Java 8 Lambda Chaining - Type Safety Enforcement

Snippet 1:

Optional.of(s).map(str -> str).orElse("");

Compiles because the default value provided to orElse is the same type as the value the Optional contains i.e. a String.

Snippet 2:

Optional.of(s).map(str -> str).orElse(Optional.empty());

does not compile because after map you have a Optional<String> but then you're providing a Optional<String> in the orElse whereas it should be a String.

Snippet 3:

Optional.of(s).map(str -> Optional.of(str)).orElse("hello");

does not compile because after map you have a Optional<Optional<String>> but you're passing a String in the orElse whereas it should be a Optional<String>.

To conclude orElse is declared as:

public T orElse(T other)

and documented as:

Returns the value if present, otherwise return other.

i.e. orElse basically says "give me the value the optional contains if present otherwise take the default value" as well as that T must be the same type as the value the Optional contains.

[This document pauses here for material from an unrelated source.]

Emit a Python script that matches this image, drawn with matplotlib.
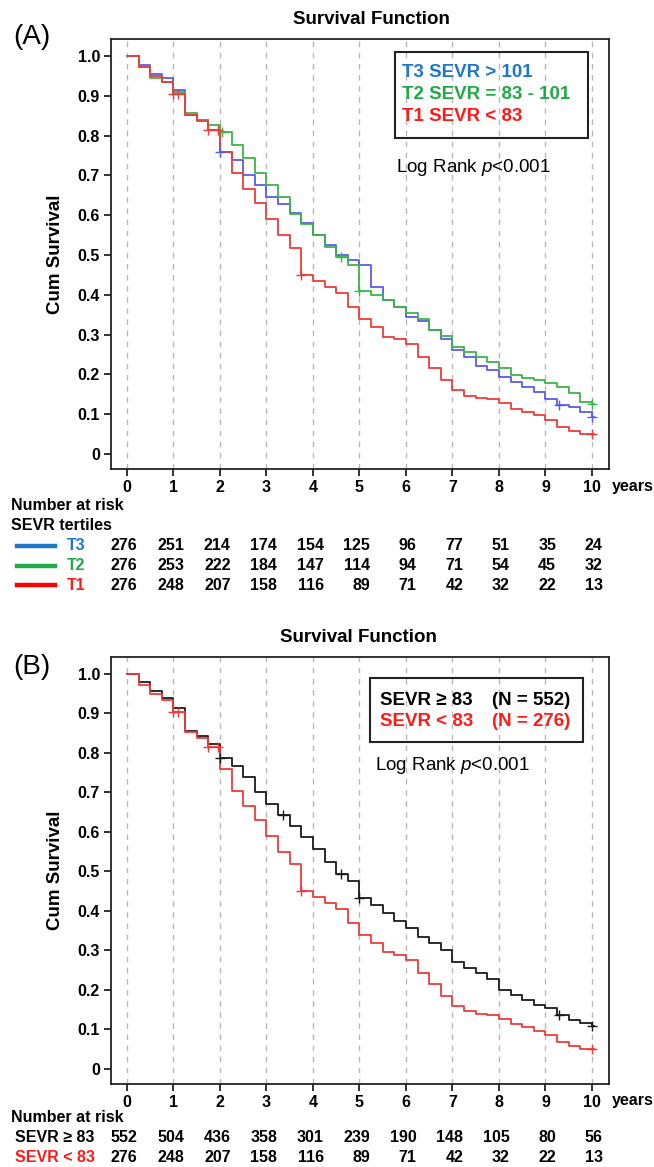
import numpy as np
import matplotlib
matplotlib.use("Agg")
import matplotlib.pyplot as plt
from matplotlib.transforms import blended_transform_factory
from matplotlib.patches import Rectangle

plt.rcParams['font.family'] = ['Liberation Sans', 'DejaVu Sans']
plt.rcParams['mathtext.fontset'] = 'custom'
plt.rcParams['mathtext.rm'] = 'Liberation Sans'
plt.rcParams['mathtext.it'] = 'Liberation Sans:italic'

# follow-up times (years) at which the curves were read
times = [0, 0.25, 0.5, 0.75, 1, 1.25, 1.5, 1.75, 2, 2.25, 2.5, 2.75, 3, 3.25, 3.5, 3.75,
         4, 4.25, 4.5, 4.75, 5, 5.25, 5.5, 5.75, 6, 6.25, 6.5, 6.75, 7, 7.25, 7.5, 7.75,
         8, 8.25, 8.5, 8.75, 9, 9.25, 9.5, 9.75, 10]

surv_t3 = [1.0, 0.978, 0.954, 0.944, 0.915, 0.852, 0.839, 0.814, 0.760, 0.738, 0.700, 0.676,
           0.646, 0.628, 0.605, 0.580, 0.550, 0.525, 0.500, 0.487, 0.474, 0.420, 0.386, 0.370,
           0.345, 0.335, 0.311, 0.290, 0.262, 0.244, 0.222, 0.212, 0.194, 0.181, 0.168, 0.156,
           0.139, 0.124, 0.118, 0.106, 0.093]
surv_t2 = [1.0, 0.973, 0.946, 0.935, 0.910, 0.856, 0.839, 0.826, 0.808, 0.776, 0.743, 0.705,
           0.675, 0.645, 0.604, 0.578, 0.550, 0.520, 0.495, 0.474, 0.410, 0.399, 0.386, 0.370,
           0.353, 0.340, 0.311, 0.296, 0.268, 0.256, 0.244, 0.231, 0.215, 0.198, 0.191, 0.185,
           0.177, 0.168, 0.152, 0.131, 0.125]
surv_t1 = [1.0, 0.973, 0.950, 0.935, 0.904, 0.852, 0.837, 0.814, 0.760, 0.705, 0.667, 0.630,
           0.590, 0.550, 0.518, 0.450, 0.435, 0.420, 0.405, 0.370, 0.340, 0.319, 0.295, 0.288,
           0.275, 0.244, 0.215, 0.185, 0.160, 0.146, 0.140, 0.137, 0.127, 0.114, 0.106, 0.097,
           0.086, 0.068, 0.058, 0.051, 0.050]
surv_ge83 = [1.0, 0.980, 0.956, 0.940, 0.914, 0.855, 0.843, 0.822, 0.788, 0.767, 0.738, 0.700,
             0.672, 0.642, 0.616, 0.588, 0.557, 0.525, 0.494, 0.477, 0.432, 0.414, 0.396, 0.374,
             0.356, 0.334, 0.318, 0.300, 0.272, 0.255, 0.244, 0.229, 0.200, 0.187, 0.175, 0.162,
             0.154, 0.137, 0.124, 0.116, 0.109]

# censoring marks (years)
cens_t3 = [2.0, 9.3, 10.0]
cens_t2 = [2.05, 4.6, 5.0, 10.0]
cens_t1 = [1.0, 1.1, 1.75, 1.95, 3.75, 10.0]
cens_ge83 = [2.0, 3.35, 4.6, 5.0, 9.3, 10.0]

# numbers at risk
years = [0, 1, 2, 3, 4, 5, 6, 7, 8, 9, 10]
risk_t3 = [276, 251, 214, 174, 154, 125, 96, 77, 51, 35, 24]
risk_t2 = [276, 253, 222, 184, 147, 114, 94, 71, 54, 45, 32]
risk_t1 = [276, 248, 207, 158, 116, 89, 71, 42, 32, 22, 13]
risk_ge83 = [552, 504, 436, 358, 301, 239, 190, 148, 105, 80, 56]
risk_lt83 = risk_t1

C_BLUE_LINE = '#5a5aee'
C_GREEN_LINE = '#3cb446'
C_RED_LINE = '#f03a3a'
C_BLACK_LINE = '#1a1a1a'
C_BLUE_TXT = '#1f77c8'
C_GREEN_TXT = '#22aa48'
C_RED_TXT = '#ff1a1a'

W, H = 654, 1167
fig = plt.figure(figsize=(W / 100, H / 100), dpi=100)


def fx(px):
    return px / W


def fy(py):
    return 1 - py / H


def km(ax, vals, cens, color):
    t = list(times) + [10.05]
    v = list(vals) + [vals[-1]]
    ax.step(t, v, where='post', color=color, lw=1.3, zorder=3)
    idx = np.searchsorted(times, cens, side='right') - 1
    ax.plot(cens, np.array(vals)[idx], ls='none', marker='+', ms=7, mew=1.0,
            color=color, zorder=4)


def setup_axes(ax, ylab_px):
    ax.set_xlim(-0.344, 10.366)
    ax.set_ylim(-0.038, 1.043)
    ax.set_xticks(years)
    ax.set_yticks(np.arange(0, 1.01, 0.1))
    ax.set_yticklabels(['0'] + [f'{v:.1f}' for v in np.arange(0.1, 1.01, 0.1)])
    for x in years:
        ax.axvline(x, color='#b8b8b8', lw=1.0, ls=(0, (4, 4)), zorder=1)
    for s in ax.spines.values():
        s.set_color('#222222')
        s.set_linewidth(1.3)
    ax.tick_params(direction='out', length=5, width=1.3, color='#222222',
                   labelsize=11.5, pad=3)
    for lab in ax.get_xticklabels() + ax.get_yticklabels():
        lab.set_fontweight('bold')
    ax.set_ylabel('Cum Survival', fontsize=13.5, fontweight='bold', labelpad=10)
    tr = blended_transform_factory(ax.transAxes, fig.transFigure)
    ax.text(1.005, fy(ylab_px), 'years', transform=tr, ha='left', va='center',
            fontsize=11.5, fontweight='bold')


def risk_row(ax, ypx, values, color='black'):
    tr = blended_transform_factory(ax.transData, fig.transFigure)
    for x, n in zip(years, values):
        ax.text(x + 0.23, fy(ypx), str(n), transform=tr, ha='right', va='center',
                fontsize=11.5, fontweight='bold', color=color, clip_on=False)


# ---------------- Panel A ----------------
axA = fig.add_axes([fx(111), fy(469), fx(609 - 111), (469 - 39) / H])
setup_axes(axA, 486)
km(axA, surv_t3, cens_t3, C_BLUE_LINE)
km(axA, surv_t2, cens_t2, C_GREEN_LINE)
km(axA, surv_t1, cens_t1, C_RED_LINE)

fig.text(fx(371), fy(19), 'Survival Function', ha='center', va='center',
         fontsize=13.5, fontweight='bold')
fig.text(fx(13), fy(37), '(A)', ha='left', va='center', fontsize=20)

axA.add_patch(Rectangle((0.570, 0.770), 0.387, 0.200, transform=axA.transAxes,
                        fill=False, ec='#222222', lw=1.5, zorder=5))
for yy, txt, c in [(0.923, 'T3 SEVR > 101', C_BLUE_TXT),
                   (0.872, 'T2 SEVR = 83 - 101', C_GREEN_TXT),
                   (0.819, 'T1 SEVR < 83', C_RED_TXT)]:
    axA.text(0.584, yy, txt, transform=axA.transAxes, ha='left', va='center',
             fontsize=13.5, fontweight='bold', color=c)
axA.text(0.572, 0.702, 'Log Rank $p$<0.001', transform=axA.transAxes,
         ha='left', va='center', fontsize=13.5)

fig.text(fx(11), fy(505), 'Number at risk', ha='left', va='center',
         fontsize=11.5, fontweight='bold')
fig.text(fx(11), fy(525), 'SEVR tertiles', ha='left', va='center',
         fontsize=11.5, fontweight='bold')
for ypx, lab, lc, tc, vals in [(546, 'T3', C_BLUE_TXT, C_BLUE_TXT, risk_t3),
                               (566, 'T2', C_GREEN_TXT, C_GREEN_TXT, risk_t2),
                               (585, 'T1', '#ff0000', C_RED_TXT, risk_t1)]:
    fig.add_artist(plt.Line2D([fx(17), fx(55)], [fy(ypx), fy(ypx)], color=lc, lw=3.2))
    fig.text(fx(67), fy(ypx), lab, ha='left', va='center', fontsize=11.5,
             fontweight='bold', color=tc)
    risk_row(axA, ypx, vals)

# ---------------- Panel B ----------------
axB = fig.add_axes([fx(111), fy(1084), fx(609 - 111), (1084 - 657) / H])
setup_axes(axB, 1100)
km(axB, surv_ge83, cens_ge83, C_BLACK_LINE)
km(axB, surv_t1, cens_t1, C_RED_LINE)

fig.text(fx(358), fy(638), 'Survival Function', ha='center', va='center',
         fontsize=13.5, fontweight='bold')
fig.text(fx(13), fy(667), '(B)', ha='left', va='center', fontsize=20)

axB.add_patch(Rectangle((0.520, 0.801), 0.428, 0.150, transform=axB.transAxes,
                        fill=False, ec='#222222', lw=1.5, zorder=5))
axB.text(0.540, 0.899, 'SEVR ≥ 83', transform=axB.transAxes, ha='left', va='center',
         fontsize=13.5, fontweight='bold', color='black')
axB.text(0.765, 0.899, '(N = 552)', transform=axB.transAxes, ha='left', va='center',
         fontsize=13.5, fontweight='bold', color='black')
axB.text(0.540, 0.848, 'SEVR < 83', transform=axB.transAxes, ha='left', va='center',
         fontsize=13.5, fontweight='bold', color=C_RED_TXT)
axB.text(0.765, 0.848, '(N = 276)', transform=axB.transAxes, ha='left', va='center',
         fontsize=13.5, fontweight='bold', color=C_RED_TXT)
axB.text(0.530, 0.745, 'Log Rank $p$<0.001', transform=axB.transAxes,
         ha='left', va='center', fontsize=13.5)

fig.text(fx(11), fy(1118), 'Number at risk', ha='left', va='center',
         fontsize=11.5, fontweight='bold')
fig.text(fx(15), fy(1138), 'SEVR ≥ 83', ha='left', va='center',
         fontsize=11.5, fontweight='bold')
fig.text(fx(15), fy(1158), 'SEVR < 83', ha='left', va='center',
         fontsize=11.5, fontweight='bold', color=C_RED_TXT)
risk_row(axB, 1138, risk_ge83)
risk_row(axB, 1158, risk_lt83)

fig.savefig('out.png', dpi=100)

so if you have a Optional<String then you must supply a String to orElse, if you have a Optional<Integer then you must supply a Integer to orElse etc...


On another note, the map function in your first and second example snippets are superfluous and you can, therefore, omit it completely.

Whenever you see your self calling Optional#map with the function as v -> v it's probably not needed.


Breaking down Snippet 2:

Optional.of(s)            //Optional<String>
        .map(str -> str)  //Optional<String>
        .orElse(Optional.empty()); //String or Optional<String>?

And Snippet 3:

Optional.of(s)                        //Optional<String>
        .map(str -> Optional.of(str)) //Optional<Optional<String>>
        .orElse("hello");             //Optional<String> or String? 

Now, for Snippet 3, using flatMap can be used to get rid of the nested optionals:

Optional.of(s)                            //Optional<String>
        .flatMap(str -> Optional.of(str)) //Optional<String>
        .orElse("hello");                 //String

.orElse() attempts to repackage the Optional, and if nothing is found, provide a default value, hence the object passed to .orElse() needs to be compatible with what Optional is holding at the moment.

In other words, if you have an Optional<T>, you need to pass T to the orElse() method.

In this case, you start with Optional<String and then you derive Optional<Optional<String>> from it:

Optional.of(s) .map(str -> Optional.of(str)) .orElse("hello");

If you pass str -> str to the map(...), it will compile.